Running a business is tough, and managing a group of employees is even tougher when the turnover rate is high. You feel like you spend half your time trying to find new workers, but did you ever wonder why your employees quit in the first place?
6 Reasons Employees Will Quit — Think Back to Before You Were a Manager
Unless you are one of the rare persons who stayed at the same job all your life, you probably also quit a few jobs. The six reasons you did leave probably are the same reasons employees quit working for you every year.
1. They are not challenged enough and get bored.
Remember when you used to love your job before it became “old”? You enjoyed the learning phase, which often felt like a honeymoon. You might even have become accustomed to performing a variety of tasks that you perfected beyond what you ever thought imaginable. Managers also relied on you, and they knew that you would complete whatever project they gave you. Perhaps you had employees who were like this. Then, they quit. It’s probably because the work you gave them became too easy, and they became bored.
2. They do not feel appreciated.
Do you ever say “thank you” or offer any kinds of incentives for jobs well done? If not, remember how you perhaps would feel if the situation was in the reverse. For instance, if you ever completed tasks on a job that weren’t even your assigned duties and no one thanked you, that probably caused resentment. Of course, no worker is necessarily entitled to constant praises. However, a little bit of encouragement for a job well done will make an employee feel as if they have a place within your company.
3. They get “burnt out” over minimum-wage work.
Most employees have a drive to be useful. Paid work is one way they occupy their time, because if they want to make a difference in the world, they might as well make money while doing it. However, you also must remember that they might not take the work as seriously as you do. That is especially true if you do not pay them much per hour, per day or per week. You either need to accept that you cannot expect much for the salary you are offering, or you have to increase the compensation. Think back to times when you felt you should have been paid more, and work with that to keep employees.
4. They feel “squelched” with no chance of advancement.
This often is what happens right before an employee’s work performance declines. It typically is a stage followed by the boredom that makes them not want to work somewhere. There might be more than one reason this happens, including intimidation by competitive co-workers or discouragement by you. At some point, they might realize that the level of success they have experienced is the furthest they will go at your company. Therefore, they might move onto another firm to fulfill more of their individual career goals.

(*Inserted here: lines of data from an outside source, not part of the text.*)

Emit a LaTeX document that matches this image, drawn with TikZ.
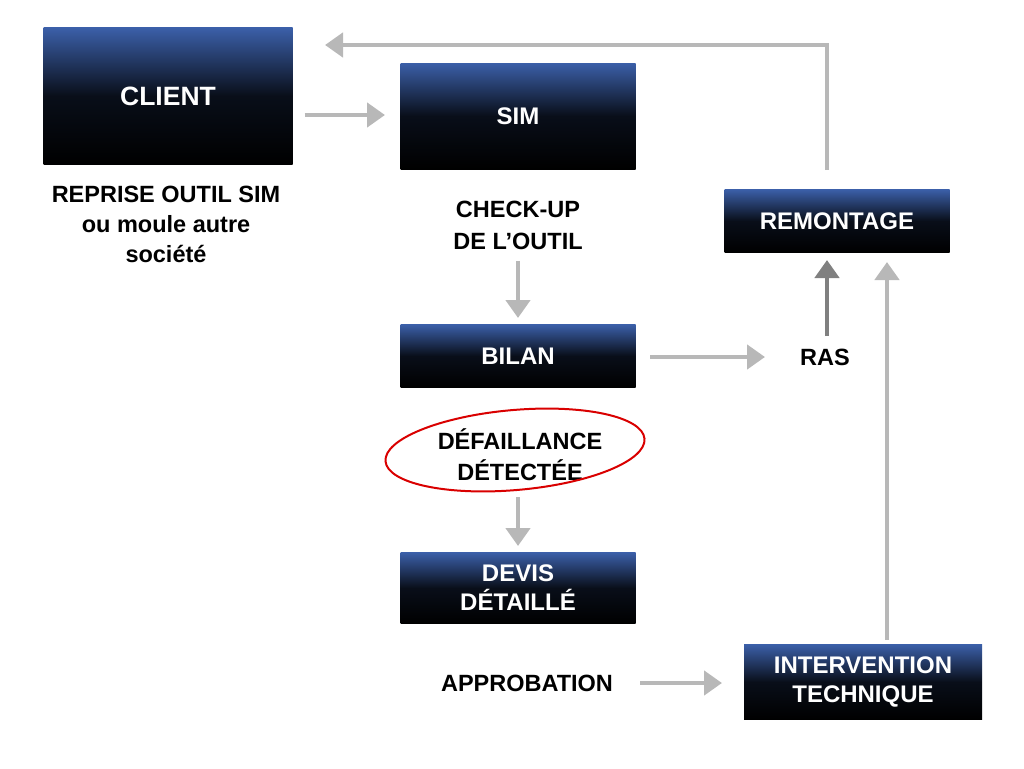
\documentclass[tikz,border=0pt]{standalone}
\usepackage{fontspec}
\setmainfont{Liberation Sans}
\usetikzlibrary{arrows.meta}
\definecolor{boxblue}{HTML}{3B5FA8}
\definecolor{arr}{HTML}{B8B8B8}
\begin{document}
\begin{tikzpicture}[x=1pt,y=-1pt,
 box/.style={draw=none,top color=boxblue,bottom color=black,middle color=black!85!boxblue,text=white,font=\bfseries\fontsize{24}{29}\selectfont,align=center,inner sep=0pt},
 lbl/.style={font=\bfseries\fontsize{23.5}{30}\selectfont,align=center,text=black},
 ar/.style={draw=arr,line width=4.5pt,-{Triangle[length=18pt,width=24pt]}}]
\useasboundingbox (0,0) rectangle (1024,768);
\node[box,minimum width=249pt,minimum height=136pt,font=\bfseries\fontsize{26.5}{30}\selectfont] (client) at (168,96) {CLIENT};
\node[box,minimum width=235pt,minimum height=106pt] (sim) at (518,116) {SIM};
\node[box,minimum width=225pt,minimum height=63pt] (rem) at (837,221) {REMONTAGE};
\node[box,minimum width=235pt,minimum height=63pt] (bilan) at (518,356) {BILAN};
\node[box,minimum width=235pt,minimum height=71pt] (devis) at (518,588) {DEVIS\\DÉTAILLÉ};
\node[box,minimum width=238pt,minimum height=75pt] (interv) at (863,682) {INTERVENTION\\TECHNIQUE};
\node[lbl] (reprise) at (166,224) {REPRISE OUTIL SIM\\ou moule autre\\société};
\node[lbl,font=\bfseries\fontsize{23.5}{32}\selectfont] (check) at (518,225) {CHECK-UP\\DE L’OUTIL};
\node[lbl] (ras) at (825,357) {RAS};
\node[lbl,font=\bfseries\fontsize{23.5}{31}\selectfont] (def) at (520,455) {DÉFAILLANCE\\DÉTECTÉE};
\node[lbl] (appro) at (527,683) {APPROBATION};
\draw[red!85!black,line width=2pt,rotate around={5:(515,450)}] (515,450) ellipse (130pt and 40pt);
\coordinate (t1) at (827,45);
\draw[ar] (client.east |- 0,115) ++(12,0) -- (385,115);
\draw[ar] (check.south) ++(0,8) -- (518,318);
\draw[ar] (650,357) -- (765,357);
\draw[ar,draw=gray] (827,336) -- (827,260);
\draw[ar] (887,640) -- (887,262);
\draw[ar] (827,170) -- (t1) -- (325,45);
\draw[ar] (518,497) -- (518,546);
\draw[ar] (640,683) -- (722,683);
\end{tikzpicture}
\end{document}
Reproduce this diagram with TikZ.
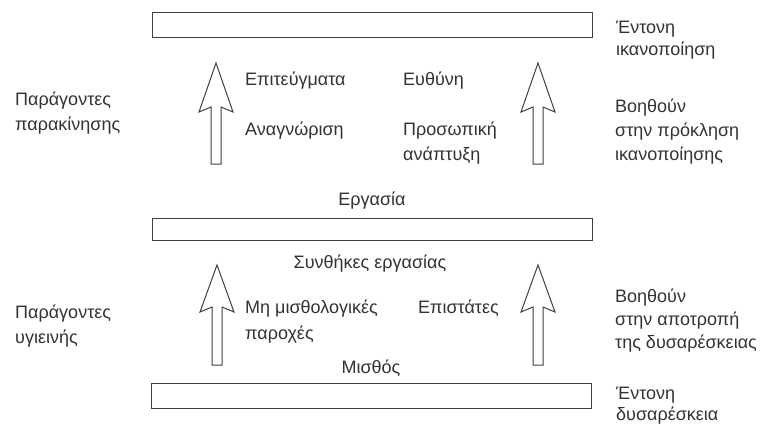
\documentclass[tikz,border=0pt]{standalone}
\usepackage{fontspec}
\setmainfont{Liberation Sans}
\begin{document}
\begin{tikzpicture}[x=1pt,y=-1pt,
  every node/.style={text=black!80, font=\fontsize{18}{24}\selectfont},
  bar/.style={draw=black!75, line width=1.1pt, rectangle, inner sep=0pt, anchor=north west},
  lbl/.style={anchor=base west, align=left, inner sep=0pt},
  ctr/.style={anchor=base, inner sep=0pt},
  blockarrow/.style={draw=black!75, line width=1pt, line join=miter, fill=white}]
\useasboundingbox (0,0) rectangle (764,432);
\fill[white] (0,0) rectangle (764,432);

% the three levels
\node[bar, minimum width=440pt, minimum height=25pt] (top) at (152,12) {};
\node[bar, minimum width=440pt, minimum height=22pt] (mid) at (152,218) {};
\node[bar, minimum width=440pt, minimum height=25pt] (bot) at (151,383) {};

% hollow upward arrow: tip x, tip y, barb y, bottom y
\newcommand{\uparr}[4]{%
  \draw[blockarrow] (#1,#2) -- (#1+17,#3) -- (#1+5,#3-5) -- (#1+5,#4)
    -- (#1-5,#4) -- (#1-5,#3-5) -- (#1-17,#3) -- cycle;}
\uparr{216}{63}{112}{164}
\uparr{538}{63}{112}{164}
\uparr{217}{265}{312}{365}
\uparr{538}{265}{312}{365}

% upper group (multi-line texts are placed by their last baseline)
\node[lbl] (epit) at (245,85) {Επιτεύγματα};
\node[lbl] (euth) at (403,85) {Ευθύνη};
\node[lbl] (anag) at (245,135) {Αναγνώριση};
\node[lbl, font=\fontsize{18}{25}\selectfont] (pros) at (403,160) {Προσωπική\\ανάπτυξη};
\node[ctr] (erg) at (372,205) {Εργασία};

% lower group
\node[ctr] (synth) at (370,268) {Συνθήκες εργασίας};
\node[lbl, font=\fontsize{18}{26}\selectfont] (mhmis) at (245,339) {Μη μισθολογικές\\παροχές};
\node[lbl] (epist) at (418,313) {Επιστάτες};
\node[ctr] (misth) at (371,373) {Μισθός};

% left column
\node[lbl, font=\fontsize{18}{25}\selectfont] (motiv) at (15,130) {Παράγοντες\\παρακίνησης};
\node[lbl, font=\fontsize{18}{25}\selectfont] (hyg) at (15,343) {Παράγοντες\\υγιεινής};

% right column
\node[lbl, font=\fontsize{18}{22}\selectfont] (sat) at (616,55) {Έντονη\\ικανοποίηση};
\node[lbl] (help1) at (615,160) {Βοηθούν\\στην πρόκληση\\ικανοποίησης};
\node[lbl, font=\fontsize{18}{23}\selectfont] (help2) at (615,348) {Βοηθούν\\στην αποτροπή\\της δυσαρέσκειας};
\node[lbl, font=\fontsize{18}{21}\selectfont] (dis) at (616,420) {Έντονη\\δυσαρέσκεια};
\end{tikzpicture}
\end{document}
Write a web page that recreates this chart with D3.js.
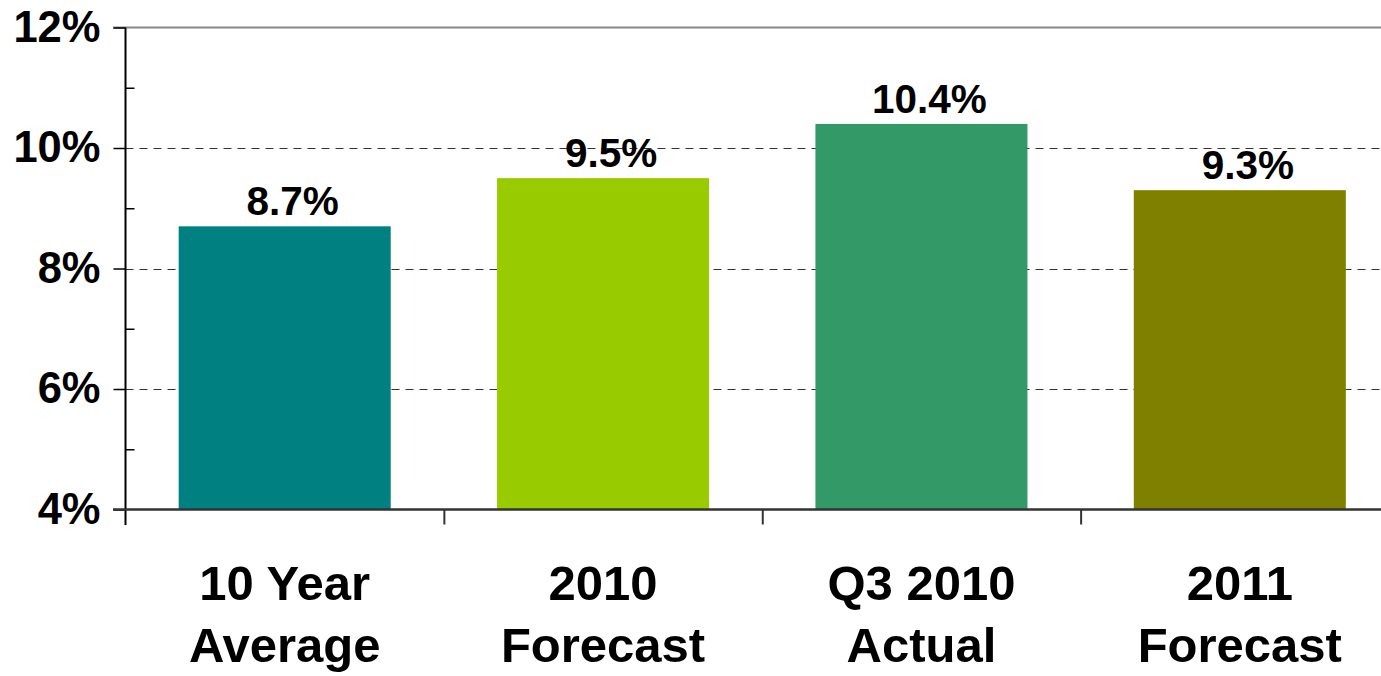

5. You do not draw on their “hidden” talents.
This reason might not be entirely your fault. Many employees are too shy to demonstrate what capabilities they truly have. However, it is your responsibility to find out as much as possible about what your workers can offer your company. This includes undeveloped skills that might come natural to them if someone would just notice. If you are struggling with never having enough workers to help you fulfill your mission statement, start to look for the “hidden gems” in the employees you do still have. For instance, you might not even realize some of them have experience designing ads.
6. You do not respect their role within the company.
They might be hourly employees who often complete menial tasks most people would not want to do. However, they serve a purpose that is just as valuable as your CEOs, managers or sales people. Furthermore, they often are in charge of specific tasks or departments, so it is wise to value their input just as much as anyone else who works there. This applies to people such as janitors who work behind the scenes and persons who perform backend clerical duties or maintenance tasks, for instance.
Time will Heal all Employee Wounds
It will take time and effort on your part to prevent high turnover rates. The speed at which you can improve working conditions depends on how much power you have. If you own the company, you will have the best opportunity over all the employees to improve the atmosphere at your workplace.